Pictures are not part of the copy. Retype the lines from the first one through the line that contains "6.5, 7.14, 8];".

---------- Supplied information ----------

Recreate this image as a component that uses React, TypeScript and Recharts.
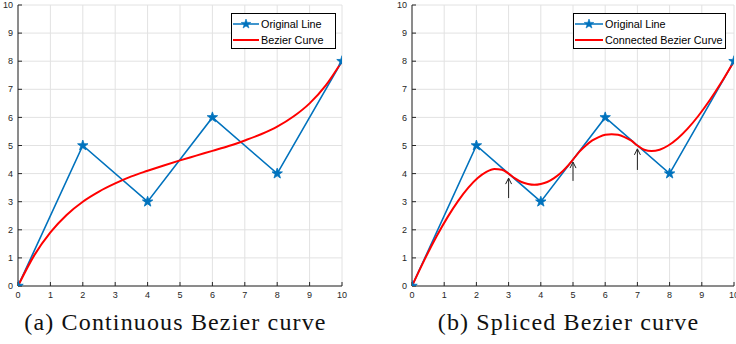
import React from 'react';
import { LineChart, Line, XAxis, YAxis, CartesianGrid } from 'recharts';

// ---- data ----
const axisTicks = [0, 1, 2, 3, 4, 5, 6, 7, 8, 9, 10];
const originalX = [0, 2, 4, 6, 8, 10];
const originalY = [0, 5, 3, 6, 4, 8];

const bezierX = [0, 0.5, 1, 1.5, 2, 2.5, 3, 3.5, 4, 4.5, 5, 5.5, 6, 6.5, 7, 7.5, 8, 8.5, 9, 9.5, 10];
const bezierY = [0, 1.09, 1.91, 2.53, 3.0, 3.36, 3.65, 3.9, 4.1, 4.29, 4.47, 4.64, 4.81, 4.98, 5.18, 5.4, 5.67, 6.03, 6.5, 7.14, 8];

const splicedX = [0, 0.39, 0.76, 1.11, 1.44, 1.75, 2.04, 2.31, 2.56, 2.79, 3,
  3.2, 3.4, 3.6, 3.8, 4.0, 4.2, 4.4, 4.6, 4.8, 5,
  5.2, 5.4, 5.6, 5.8, 6.0, 6.2, 6.4, 6.6, 6.8, 7,
  7.21, 7.44, 7.69, 7.96, 8.25, 8.56, 8.89, 9.24, 9.61, 10];
const splicedY = [0, 0.94, 1.76, 2.46, 3.04, 3.5, 3.84, 4.06, 4.16, 4.14, 4,
  3.83, 3.7, 3.63, 3.6, 3.63, 3.7, 3.83, 4.0, 4.23, 4.5,
  4.78, 5.0, 5.18, 5.3, 5.38, 5.4, 5.38, 5.3, 5.18, 5,
  4.85, 4.8, 4.85, 5.0, 5.25, 5.6, 6.05, 6.6, 7.25, 8];

const arrowX = [3, 5, 7];
const arrowFrom = [3.13, 3.74, 4.13];
const arrowTo = [3.84, 4.41, 4.88];

const legendA = ['Original Line', 'Bezier Curve'];
const legendB = ['Original Line', 'Connected Bezier Curve'];
const captions = ['(a) Continuous Bezier curve', '(b) Spliced Bezier curve'];

const zip = (xs: number[], ys: number[]) => xs.map((x, i) => ({ x, y: ys[i] }));

const BLUE = '#0072BD';
const RED = '#FF0000';
const AX = '#262626';
const GRID = '#e2e2e2';
const SANS = '"Liberation Sans", Arial, Helvetica, sans-serif';
const SERIF = '"Liberation Serif", "DejaVu Serif", serif';

function starPath(cx: number, cy: number, R: number, r: number) {
  const pts: string[] = [];
  for (let i = 0; i < 10; i++) {
    const ang = -Math.PI / 2 + (i * Math.PI) / 5;
    const rad = i % 2 === 0 ? R : r;
    pts.push(`${(cx + rad * Math.cos(ang)).toFixed(2)},${(cy + rad * Math.sin(ang)).toFixed(2)}`);
  }
  return 'M' + pts.join('L') + 'Z';
}

const StarDot = (p: any) => {
  if (p.cx == null || p.cy == null) return <g key={p.index} />;
  return <path key={p.index} d={starPath(p.cx, p.cy, 5.5, 2.2)} fill={BLUE} stroke={BLUE} strokeWidth={0.8} />;
};

const ArrowHead = (p: any) => {
  if (p.index !== 1 || p.cx == null) return <g key={p.index} />;
  return (
    <path key={p.index} d={`M${p.cx - 3},${p.cy + 6} L${p.cx},${p.cy} L${p.cx + 3},${p.cy + 6}`}
      stroke="#222" strokeWidth={1} fill="none" />
  );
};

const EmptyTick = () => <g />;

function Legend({ left, width, labels, sample }: { left: number; width: number; labels: string[]; sample: number }) {
  return (
    <div style={{ position: 'absolute', left, top: 13, width, height: 36, boxSizing: 'border-box', border: '1px solid #000', background: '#fff' }}>
      {labels.map((lab, i) => (
        <div key={lab} style={{ position: 'absolute', left: 1, top: i === 0 ? 3 : 19, height: 14, display: 'flex', alignItems: 'center' }}>
          <svg width={sample} height={14} style={{ display: 'block' }}>
            <line x1={0} y1={7} x2={sample} y2={7} stroke={i === 0 ? BLUE : RED} strokeWidth={i === 0 ? 1.5 : 2} />
            {i === 0 && <path d={starPath(sample / 2, 7, 5, 2)} fill={BLUE} stroke={BLUE} strokeWidth={0.6} />}
          </svg>
          <span style={{ fontFamily: SANS, fontSize: 10.8, color: '#000', marginLeft: 2, whiteSpace: 'nowrap', lineHeight: '14px' }}>{lab}</span>
        </div>
      ))}
    </div>
  );
}

function Panel({ width, curve, arrows }: { width: number; curve: { x: number; y: number }[]; arrows: boolean }) {
  const tickStyle = { fontSize: 9, fill: AX, fontFamily: SANS };
  return (
    <LineChart width={width} height={300} margin={{ top: 5, right: 8, left: 0, bottom: 0 }}>
      <CartesianGrid stroke={GRID} strokeWidth={1} />
      <XAxis type="number" dataKey="x" domain={[0, 10]} ticks={axisTicks} interval={0} height={14}
        tickSize={-4} tickMargin={10} axisLine={{ stroke: AX }} tickLine={{ stroke: AX }} tick={tickStyle} allowDataOverflow />
      <XAxis xAxisId="t" orientation="top" type="number" dataKey="x" domain={[0, 10]} ticks={axisTicks} interval={0} height={0}
        tickSize={-4} axisLine={{ stroke: AX }} tickLine={{ stroke: AX }} tick={EmptyTick} />
      <YAxis type="number" domain={[0, 10]} ticks={axisTicks} interval={0} width={18}
        tickSize={-4} tickMargin={9} axisLine={{ stroke: AX }} tickLine={{ stroke: AX }} tick={tickStyle} allowDataOverflow />
      <YAxis yAxisId="r" orientation="right" type="number" domain={[0, 10]} ticks={axisTicks} interval={0} width={0}
        tickSize={-4} axisLine={{ stroke: AX }} tickLine={{ stroke: AX }} tick={EmptyTick} />
      <Line data={zip(originalX, originalY)} dataKey="y" type="linear" stroke={BLUE} strokeWidth={1.6}
        dot={StarDot} activeDot={false} isAnimationActive={false} />
      <Line data={curve} dataKey="y" type="monotone" stroke={RED} strokeWidth={2}
        dot={false} activeDot={false} isAnimationActive={false} />
      {arrows && arrowX.map((ax, i) => (
        <Line key={'arr' + i} data={[{ x: ax, y: arrowFrom[i] }, { x: ax, y: arrowTo[i] }]} dataKey="y" type="linear"
          stroke="#222" strokeWidth={1} dot={ArrowHead} activeDot={false} isAnimationActive={false} />
      ))}
    </LineChart>
  );
}

const captionStyle: React.CSSProperties = {
  position: 'absolute', top: 308, textAlign: 'center', fontFamily: SERIF, fontSize: 24,
  letterSpacing: 1.15, color: '#111', whiteSpace: 'nowrap', lineHeight: '28px',
};

export default function App() {
  return (
    <div style={{ position: 'absolute', left: 0, top: 0, width: 736, height: 344, overflow: 'hidden', background: '#fff' }}>
      <div style={{ position: 'absolute', left: 0, top: 0 }}>
        <Panel width={350} curve={zip(bezierX, bezierY)} arrows={false} />
      </div>
      <div style={{ position: 'absolute', left: 394, top: 0 }}>
        <Panel width={348} curve={zip(splicedX, splicedY)} arrows={true} />
      </div>
      <Legend left={231} width={105} labels={legendA} sample={26} />
      <Legend left={573} width={153} labels={legendB} sample={28} />
      <div style={{ ...captionStyle, left: 15, width: 321 }}>{captions[0]}</div>
      <div style={{ ...captionStyle, left: 428, width: 281 }}>{captions[1]}</div>
    </div>
  );
}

----------

- **Reply**
Recreate this image as a component that uses React, TypeScript and Recharts.
import React from 'react';
import { LineChart, Line, XAxis, YAxis, CartesianGrid } from 'recharts';

// ---- data ----
const axisTicks = [0, 1, 2, 3, 4, 5, 6, 7, 8, 9, 10];
const originalX = [0, 2, 4, 6, 8, 10];
const originalY = [0, 5, 3, 6, 4, 8];

const bezierX = [0, 0.5, 1, 1.5, 2, 2.5, 3, 3.5, 4, 4.5, 5, 5.5, 6, 6.5, 7, 7.5, 8, 8.5, 9, 9.5, 10];
const bezierY = [0, 1.09, 1.91, 2.53, 3.0, 3.36, 3.65, 3.9, 4.1, 4.29, 4.47, 4.64, 4.81, 4.98, 5.18, 5.4, 5.67, 6.03, 6.5, 7.14, 8];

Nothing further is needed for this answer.